Supervisors uphold OK of Hwy 120 ‘glamping’ project
None of the five elected Tuolumne County supervisors at an appeal hearing on Thursday said they could justify denying the development of the Yosemite Under Canvas luxury camping resort off Highway 120 about 20 miles east of Groveland despite pleas from a vocal contingent of property owners and residents in the area who are opposed to the project.
The board’s unanimous decision to uphold the county Planning Commission’s approval of the project on Nov. 18 will likely mean that further efforts to stop it will play out in court, with some of the 21 opponents who spoke during the lengthy public-comment period alluding to a lawsuit if it’s allowed to move forward.
Many of the people who urged the board to overturn the commission’s approval on Thursday have also submitted written comments and spoken at previous meetings regarding the project and another proposed resort called the Terra Vi Lodge that would be located at Sawmill Flat Road and Highway 120, about a quarter-mile from Hardin Flat Road where the so-called “glamping” campground would be developed.
Both properties are owned by the family of the late Tim Manly, a logger who purchased the land in the late 1980s with the idea of someday developing hotels on it, but would be leased and operated by separate companies.
Under Canvas bill itself as the “nation’s premier upscale camping experience provider” and currently operates seven similar luxury campgrounds throughout the United States, with two more set to open next year. They hope to begin operating the one in Tuolumne County by spring 2022.
The campground on Highway 120 is planned to feature 99 canvas tents on wooden platforms that include beds, linens and bathrooms, with each ranging from 200 to 400 square feet.
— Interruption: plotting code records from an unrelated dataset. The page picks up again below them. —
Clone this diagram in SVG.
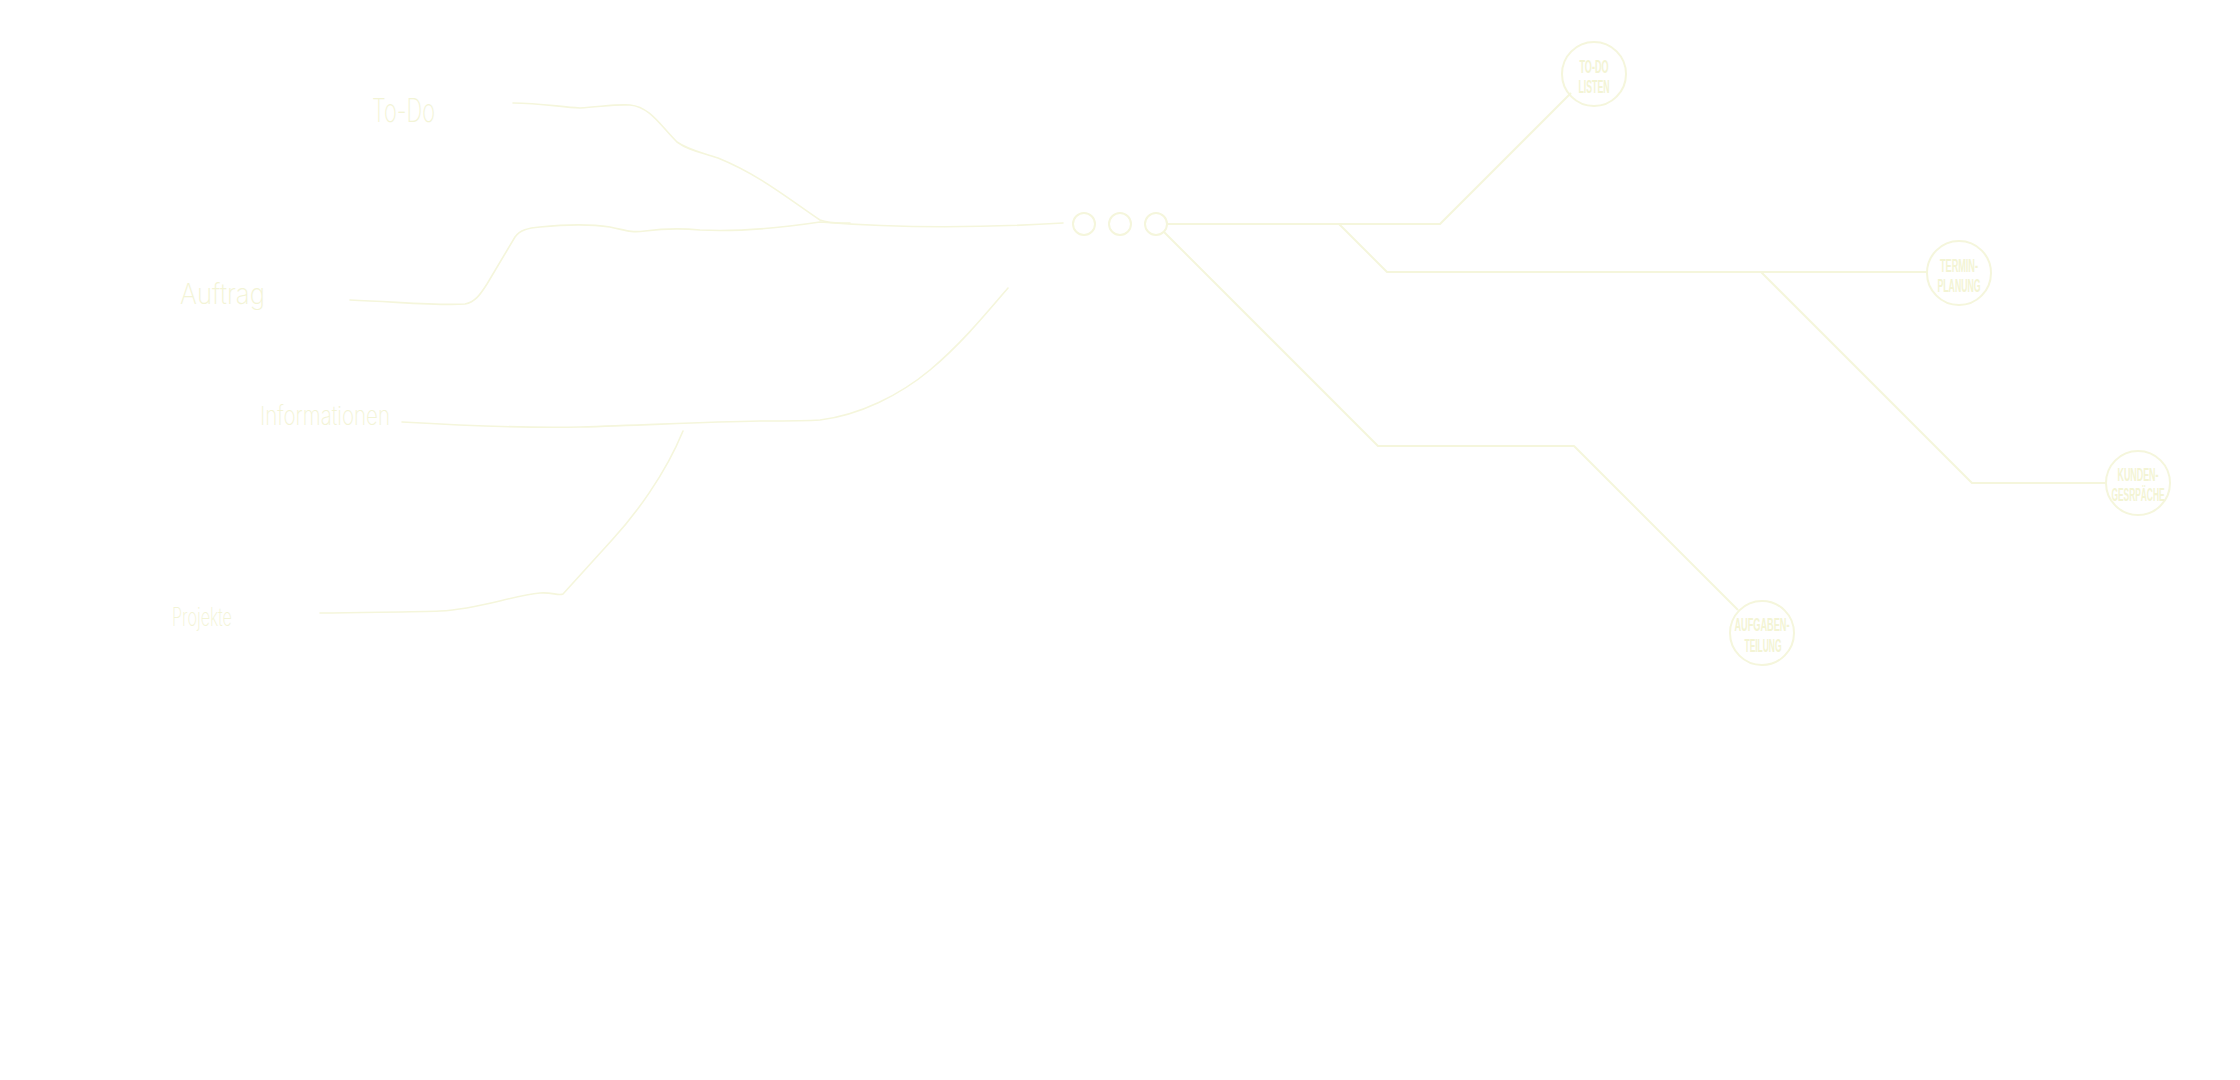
<svg xmlns="http://www.w3.org/2000/svg" width="2240" height="1080" viewBox="0 0 2240 1080">
<style>
.bg{fill:#ffffff}
.ln{fill:none;stroke:#f5f6dc;stroke-width:2;stroke-linejoin:round}
.hand{fill:none;stroke:#f5f6dc;stroke-width:1.6;stroke-linecap:round;stroke-linejoin:round}
.ring{fill:none;stroke:#f5f6dc;stroke-width:2}
.hw{font-family:"Inter","Liberation Sans",sans-serif;font-weight:200;fill:#f3f4d6}
.lab{font-family:"Liberation Sans","DejaVu Sans",sans-serif;font-weight:bold;font-size:19px;fill:#f3f4d4;text-anchor:middle}
</style>
<rect class="bg" x="0" y="0" width="2240" height="1080"/>
<g id="connectors">
  <path class="hand" d="M513,103 C540,103 560,107 580,108 C600,107 615,104 630,105 C650,107 660,125 677,142 C688,150 700,152 718,158 C760,175 790,200 820,220 C830,224 840,223 850,223"/>
  <path class="hand" d="M350,300 C400,302 440,306 465,304 C475,302 480,295 487,284 L515,237 C520,230 528,228 540,227 C560,225 590,224 610,227 C625,230 630,233 645,231 C660,229 680,228 700,230 C740,232 780,228 820,222 C870,226 950,230 1063,223"/>
  <path class="hand" d="M402,422 C470,426 530,428 580,427 C650,425 700,422 760,421 C790,421 805,421 820,420 C860,415 900,395 930,370 C960,345 985,315 1008,288"/>
  <path class="hand" d="M320,613 C380,612 420,612 440,611 C480,609 510,596 540,593 C552,592 558,596 563,594 L612,540 C635,515 665,475 683,431"/>
  <path class="ln" d="M1167,224 H1440 L1571,93"/>
  <path class="ln" d="M1339,224 L1387,272 H1927"/>
  <path class="ln" d="M1761,272 L1972,483 H2106"/>
  <path class="ln" d="M1164,232 L1378,446 H1574 L1738,610"/>
</g>
<g id="hub">
  <circle class="ring" cx="1084" cy="224" r="11"/>
  <circle class="ring" cx="1120" cy="224" r="11"/>
  <circle class="ring" cx="1156" cy="224" r="11"/>
</g>
<g id="todo-text"><text class="hw" x="372" y="122" font-size="32" textLength="63" lengthAdjust="spacingAndGlyphs">To-Do</text></g>
<g id="auftrag-text"><text class="hw" x="180" y="304" font-size="28" textLength="85" lengthAdjust="spacingAndGlyphs">Auftrag</text></g>
<g id="informationen-text"><text class="hw" x="260" y="425" font-size="26" textLength="130" lengthAdjust="spacingAndGlyphs">Informationen</text></g>
<g id="projekte-text"><text class="hw" x="172" y="626" font-size="25" textLength="60" lengthAdjust="spacingAndGlyphs">Projekte</text></g>
<g id="todo-listen">
  <circle class="ring" cx="1594" cy="74" r="32"/>
  <text class="lab" x="1594" y="73" textLength="29" lengthAdjust="spacingAndGlyphs">TO-DO</text>
  <text class="lab" x="1594" y="93" textLength="31" lengthAdjust="spacingAndGlyphs">LISTEN</text>
</g>
<g id="terminplanung">
  <circle class="ring" cx="1959" cy="273" r="32"/>
  <text class="lab" x="1959" y="272" textLength="38" lengthAdjust="spacingAndGlyphs">TERMIN-</text>
  <text class="lab" x="1959" y="292" textLength="43" lengthAdjust="spacingAndGlyphs">PLANUNG</text>
</g>
<g id="kundengespraeche">
  <circle class="ring" cx="2138" cy="483" r="32"/>
  <text class="lab" x="2138" y="481" textLength="41" lengthAdjust="spacingAndGlyphs">KUNDEN-</text>
  <text class="lab" x="2138" y="501" textLength="53" lengthAdjust="spacingAndGlyphs">GESRPÄCHE</text>
</g>
<g id="aufgabenteilung">
  <circle class="ring" cx="1762" cy="633" r="32"/>
  <text class="lab" x="1762" y="631" textLength="55" lengthAdjust="spacingAndGlyphs">AUFGABEN-</text>
  <text class="lab" x="1763" y="652" textLength="37" lengthAdjust="spacingAndGlyphs">TEILUNG</text>
</g>
</svg>
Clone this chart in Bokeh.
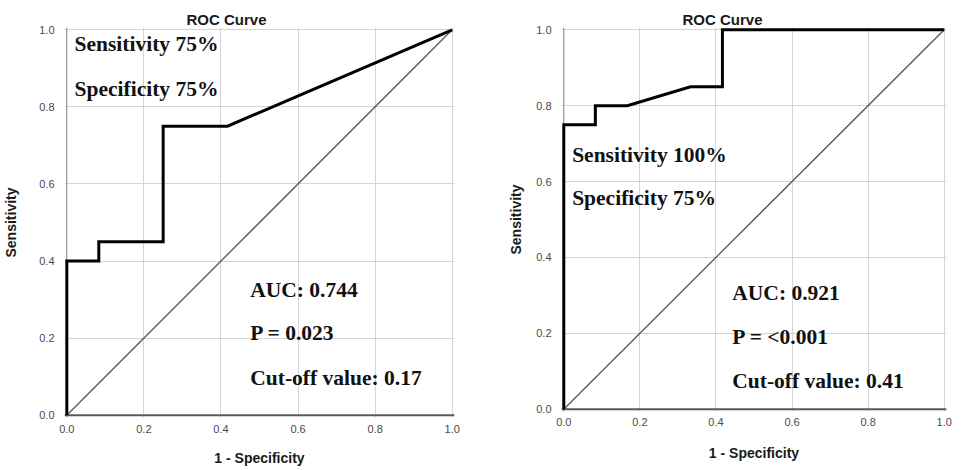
from bokeh.plotting import figure
from bokeh.layouts import row
from bokeh.models import Label, FixedTicker, PrintfTickFormatter, Range1d, Span
from bokeh.embed import file_html
from bokeh.resources import INLINE

# ---- data ----
ticks = [0.0, 0.2, 0.4, 0.6, 0.8, 1.0]
tick_labels = ["0.0", "0.2", "0.4", "0.6", "0.8", "1.0"]

ref_x = [0.0, 1.0]
ref_y = [0.0, 1.0]

left_fpr = [0.0, 0.0, 0.083, 0.083, 0.25, 0.25, 0.417, 1.0]
left_tpr = [0.0, 0.40, 0.40, 0.45, 0.45, 0.75, 0.75, 1.0]

right_fpr = [0.0, 0.0, 0.083, 0.083, 0.167, 0.333, 0.417, 0.417, 1.0]
right_tpr = [0.0, 0.75, 0.75, 0.80, 0.80, 0.85, 0.85, 1.0, 1.0]

title_text = "ROC Curve"
x_title = "1 - Specificity"
y_title = "Sensitivity"

left_notes = ["Sensitivity 75%", "Specificity 75%", "AUC: 0.744", "P = 0.023", "Cut-off value: 0.17"]
right_notes = ["Sensitivity 100%", "Specificity 75%", "AUC: 0.921", "P = <0.001", "Cut-off value: 0.41"]

PAD = 0.006


def make_panel(fpr, tpr, notes, note_pos, frame_w, frame_h, borders,
               title_offset, xt_stand, xl_stand, yt_stand, yl_stand):
    bl, br, bt, bb = borders
    p = figure(frame_width=frame_w, frame_height=frame_h,
               x_range=Range1d(-PAD, 1 + PAD), y_range=Range1d(-PAD, 1 + PAD),
               output_backend="svg", toolbar_location=None,
               min_border_left=bl, min_border_right=br,
               min_border_top=bt, min_border_bottom=bb)
    p.outline_line_color = None
    p.background_fill_color = "white"
    p.border_fill_color = "white"

    p.title.text = title_text
    p.title.align = "left"
    p.title.offset = title_offset
    p.title.standoff = 0
    p.title.text_font = "Liberation Sans"
    p.title.text_font_size = "15px"
    p.title.text_font_style = "bold"
    p.title.text_color = "#1a1a1a"

    overrides = {t: l for t, l in zip(ticks, tick_labels)}
    for ax in (p.xaxis[0], p.yaxis[0]):
        ax.ticker = FixedTicker(ticks=ticks)
        ax.formatter = PrintfTickFormatter(format="%.1f")
        ax.major_label_overrides = overrides
        ax.axis_line_color = None
        ax.major_tick_line_color = None
        ax.minor_tick_line_color = None
        ax.major_label_text_font = "Liberation Sans"
        ax.major_label_text_font_size = "11px"
        ax.major_label_text_color = "#4a4a4a"
        ax.axis_label_text_font = "Liberation Sans"
        ax.axis_label_text_font_size = "14px"
        ax.axis_label_text_font_style = "bold"
        ax.axis_label_text_color = "#1a1a1a"

    p.xaxis.axis_label = x_title
    p.yaxis.axis_label = y_title
    p.xaxis.major_label_standoff = xt_stand
    p.xaxis.axis_label_standoff = xl_stand
    p.yaxis.major_label_standoff = yt_stand
    p.yaxis.axis_label_standoff = yl_stand

    p.xgrid.ticker = FixedTicker(ticks=ticks)
    p.ygrid.ticker = FixedTicker(ticks=ticks)
    p.grid.grid_line_color = "#d4d4d4"
    p.grid.grid_line_width = 1

    p.add_layout(Span(location=0, dimension="height", line_color="#8a8a8a",
                      line_width=1, level="underlay"))
    p.add_layout(Span(location=0, dimension="width", line_color="#5a5a5a",
                      line_width=2, level="underlay"))

    p.line(ref_x, ref_y, line_color="#555555", line_width=1.3)
    p.line(fpr, tpr, line_color="black", line_width=3, line_join="miter")

    for txt, (x, y) in zip(notes, note_pos):
        p.add_layout(Label(x=x, y=y, y_offset=8, text=txt, text_font="Liberation Serif",
                           text_font_style="bold", text_font_size="21.5px",
                           text_baseline="alphabetic", text_color="#111111"))
    return p


left_pos = [(0.02, 0.942), (0.02, 0.825), (0.476, 0.305), (0.476, 0.193), (0.476, 0.076)]
right_pos = [(0.022, 0.649), (0.022, 0.535), (0.443, 0.284), (0.443, 0.170), (0.443, 0.054)]

p1 = make_panel(left_fpr, left_tpr, left_notes, left_pos,
                frame_w=390, frame_h=390, borders=(56, 26, 27, 45),
                title_offset=122, xt_stand=1, xl_stand=14, yt_stand=4, yl_stand=17)
p2 = make_panel(right_fpr, right_tpr, right_notes, right_pos,
                frame_w=385, frame_h=384, borders=(81, 7, 26, 52),
                title_offset=121, xt_stand=0, xl_stand=16, yt_stand=4, yl_stand=9)

layout = row(p1, p2)
open("out.html", "w").write(file_html(layout, INLINE))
There would also be a lobby and dining tent, commercial kitchen, communal bonfire pits, swimming pools and laundry facilities.
Ellison Folk, a San Francisco attorney who specializes in environmental law and was hired by the opposition group dubbed Save Sawmill Mountain, presented the case against allowing the project to move forward that largely focused on what they felt was an inadequate 1,000-page analysis of the project’s potential impacts.
Folk also said she believes an approval process that many opponents have described as being rushed for both the Under Canvas and Terra Vi proj
ects has led to errors in analyzing and mitigating impacts on wildfire risk, traffic, groundwater, and public services in the area.
County attorneys told the board that they reviewed the project’s environmental impact report and believe it adequately addressed the concerns and met the requirements of the law.
Two people spoke in favor of the project, with one of them being Ron Kopf, who has spoken in support of both the Under Canvas and Terra Vi Lodge projects at previous meetings on behalf of the Tuolumne County Business Council and Tuolumne County Association of Realtors.
Another man also spoke in favor stating that he believed the project would reduce wildfire risk by giving people and place to stay in a controlled environment as opposed to starting campfires out in the woods.
County supervisors said at the end of the fivehour meeting that they heard and read through the comments against the project, but that they couldn’t overturn the commission decision because they believed the environmental impact report did adequately address the concerns and ways to mitigate them.
Changes suggested by County Supervisor John Gray were incorporated into the project’s approval that the heating source in the tents could only be propane stoves as opposed to wood stoves, money collected through traffic mitigation fees would be directed to improvements on Hardin Flat Road, and a stop would be constructed for the Yosemite Area Regional Transportation Systems, or YARTS.
Gray and other county supervisors also disputed the claims from the opponents about the process being rushed because it’s been in development for more than two years.
The board is scheduled to consider an appeal of the Terra Vi Lodge project’s approval at 1 p.m.
Dec. 29, which was pushed back from Friday after questions were raised about the validity of an original appeal filed two days after the commission approved it on Dec. 1.
Folk argued in a letter to the board that the woman who filed the original appeal did not meet the county’s definition of an “aggrieved party” because she did not file any comments against the project previously and is allegedly engaged to a relative of the landowner.
Many of the opponents have accused the county of intentionally trying to rush through the process so that appeals would be decided by three outgoing county supervisors who leave office on Jan. 4.